-- Short task --
From the very first line of the data to the line containing "plt.rcParams['font.family'] = ['Liberation", retype everything exactly, leaving the pictures behind.
[begin Dataset content]
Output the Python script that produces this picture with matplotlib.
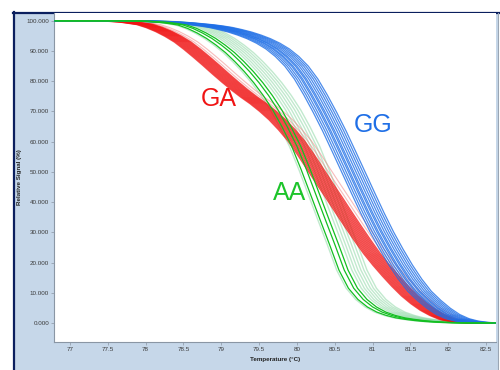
import numpy as np
import matplotlib
matplotlib.use("Agg")
import matplotlib.pyplot as plt
from matplotlib.patches import Rectangle
from matplotlib.lines import Line2D

plt.rcParams['font.family'] = ['Liberation Sans', 'DejaVu Sans']

# ---------------- data ----------------
temps = [76.8, 77.0, 77.5, 77.75,
         78.0, 78.125, 78.25, 78.375, 78.5, 78.625, 78.75, 78.875,
         79.0, 79.125, 79.25, 79.375, 79.5, 79.625, 79.75, 79.875,
         80.0, 80.125, 80.25, 80.375, 80.5, 80.625, 80.75, 80.875,
         81.0, 81.125, 81.25, 81.375, 81.5, 81.625, 81.75, 81.875,
         82.0, 82.125, 82.25, 82.375, 82.5, 82.65]

# relative signal (%) of the middle curve of each genotype
gg_signal = [100, 100, 100, 100,
             99.9, 99.8, 99.7, 99.5, 99.3, 99.0, 98.7, 98.3,
             97.8, 97.1, 96.3, 95.3, 94.1, 92.6, 90.7, 88.2,
             85.0, 80.8, 75.5, 69.7, 63.5, 56.8, 50.0, 43.2,
             36.5, 30.2, 24.5, 19.2, 14.5, 10.5, 7.5, 4.9,
             2.8, 1.4, 0.6, 0.2, 0.0, 0.0]
ga_signal = [100, 100, 100, 99.7,
             98.8, 97.8, 96.5, 94.9, 93.0, 90.6, 88.0, 85.3,
             82.5, 79.8, 77.2, 74.8, 72.6, 70.1, 67.3, 64.0,
             60.3, 55.8, 51.0, 46.2, 41.5, 36.7, 32.0, 27.4,
             23.0, 19.1, 15.5, 12.1, 9.0, 6.4, 4.2, 2.5,
             1.2, 0.5, 0.2, 0.05, 0.0, 0.0]
aa_signal = [100, 100, 100, 100,
             99.9, 99.7, 99.5, 99.1, 98.6, 97.5, 96.0, 94.2,
             92.0, 89.5, 86.5, 83.2, 79.5, 75.3, 70.5, 64.8,
             58.5, 50.8, 42.5, 34.2, 26.0, 17.5, 11.5, 7.8,
             5.3, 3.6, 2.5, 1.7, 1.2, 0.8, 0.5, 0.3,
             0.15, 0.05, 0.0, 0.0, 0.0, 0.0]

# temperature offset of every well (replicate) from the middle curve
gg_shift = [-0.16, -0.13, -0.10, -0.07, -0.05, -0.02, 0.0, 0.03, 0.06, 0.09, 0.12, 0.15]
ga_shift = [-0.12, -0.10, -0.08, -0.06, -0.04, -0.02, 0.0, 0.02, 0.04, 0.06, 0.08, 0.10]
ga_pale_shift = [0.14, 0.19]
aa_shift = [-0.07, 0.0, 0.05]
aa_pale_shift = [-0.10, 0.10, 0.14, 0.18, 0.22, 0.26, 0.30]

xticks = [77, 77.5, 78, 78.5, 79, 79.5, 80, 80.5, 81, 81.5, 82, 82.5]
xtick_labels = ["77", "77.5", "78", "78.5", "79", "79.5", "80", "80.5", "81", "81.5", "82", "82.5"]
yticks = [0, 10, 20, 30, 40, 50, 60, 70, 80, 90, 100]
ytick_labels = ["0.000", "10.000", "20.000", "30.000", "40.000", "50.000",
                "60.000", "70.000", "80.000", "90.000", "100.000"]

# ---------------- figure ----------------
W, H = 500, 370
fig = plt.figure(figsize=(W / 100, H / 100), dpi=100)

# light blue panel with navy border
fig.patches.append(Rectangle((13 / W, 0), (498 - 13) / W, (H - 12) / H,
                             transform=fig.transFigure, facecolor='#c6d7e9',
                             edgecolor='none', zorder=-10))
fig.lines.append(Line2D([13.5 / W, 13.5 / W], [0, 1 - 12 / H], transform=fig.transFigure,
                        color='#0b1f5e', lw=1.6, zorder=-5))
fig.lines.append(Line2D([13 / W, 1], [1 - 12.5 / H, 1 - 12.5 / H], transform=fig.transFigure,
                        color='#0b1f5e', lw=1.6, zorder=-5))
fig.lines.append(Line2D([497.5 / W, 497.5 / W], [0, 1 - 13 / H], transform=fig.transFigure,
                        color='#9aa6b4', lw=0.8, zorder=-5))

ax = fig.add_axes([54 / W, 1 - 342 / H, (496 - 54) / W, (342 - 13) / H])
ax.set_facecolor('white')

t = np.array(temps)


def draw_group(signal, shifts, color, lw, alpha, z):
    for s in shifts:
        ax.plot(t + s, signal, color=color, lw=lw, alpha=alpha, zorder=z,
                solid_capstyle='butt', solid_joinstyle='round')


draw_group(aa_signal, aa_pale_shift, '#8fd8a6', 1.0, 0.55, 2)
draw_group(ga_signal, ga_pale_shift, '#f07a7a', 0.8, 0.5, 3)
draw_group(ga_signal, ga_shift, '#f01414', 1.0, 0.75, 3)
draw_group(gg_signal, gg_shift, '#1f6fe6', 0.9, 0.8, 4)
draw_group(aa_signal, aa_shift, '#14bf22', 0.9, 1.0, 5)

ax.text(78.97, 74.2, "GA", color='#f01414', fontsize=18, ha='center', va='center', zorder=6)
ax.text(81.01, 65.6, "GG", color='#1f6fe6', fontsize=18, ha='center', va='center', zorder=6)
ax.text(79.90, 43.0, "AA", color='#1cc42a', fontsize=18, ha='center', va='center', zorder=6)

ax.set_xlim(76.79, 82.63)
ax.set_ylim(-6.3, 102.6)
ax.set_xticks(xticks)
ax.set_xticklabels(xtick_labels)
ax.set_yticks(yticks)
ax.set_yticklabels(ytick_labels)
ax.tick_params(axis='both', labelsize=4.5, length=2, width=0.5, color='#8a96a4',
               labelcolor='#3a3a3a', pad=1.5)

for side in ('top', 'right'):
    ax.spines[side].set_visible(False)
for side in ('left', 'bottom'):
    ax.spines[side].set_color('#8a96a4')
    ax.spines[side].set_linewidth(0.8)

ax.set_xlabel("Temperature (°C)", fontsize=4.5, fontweight='bold', color='#222222')
ax.set_ylabel("Relative Signal (%)", fontsize=4.5, fontweight='bold', color='#222222')
ax.xaxis.set_label_coords(0.5, -0.046)
ax.yaxis.set_label_coords(-0.072, 0.5)

fig.savefig("out.png", dpi=100)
[end Dataset content]
-- Completed exercise --
Output the Python script that produces this picture with matplotlib.
import numpy as np
import matplotlib
matplotlib.use("Agg")
import matplotlib.pyplot as plt
from matplotlib.patches import Rectangle
from matplotlib.lines import Line2D

plt.rcParams['font.family'] = ['Liberation Sans', 'DejaVu Sans']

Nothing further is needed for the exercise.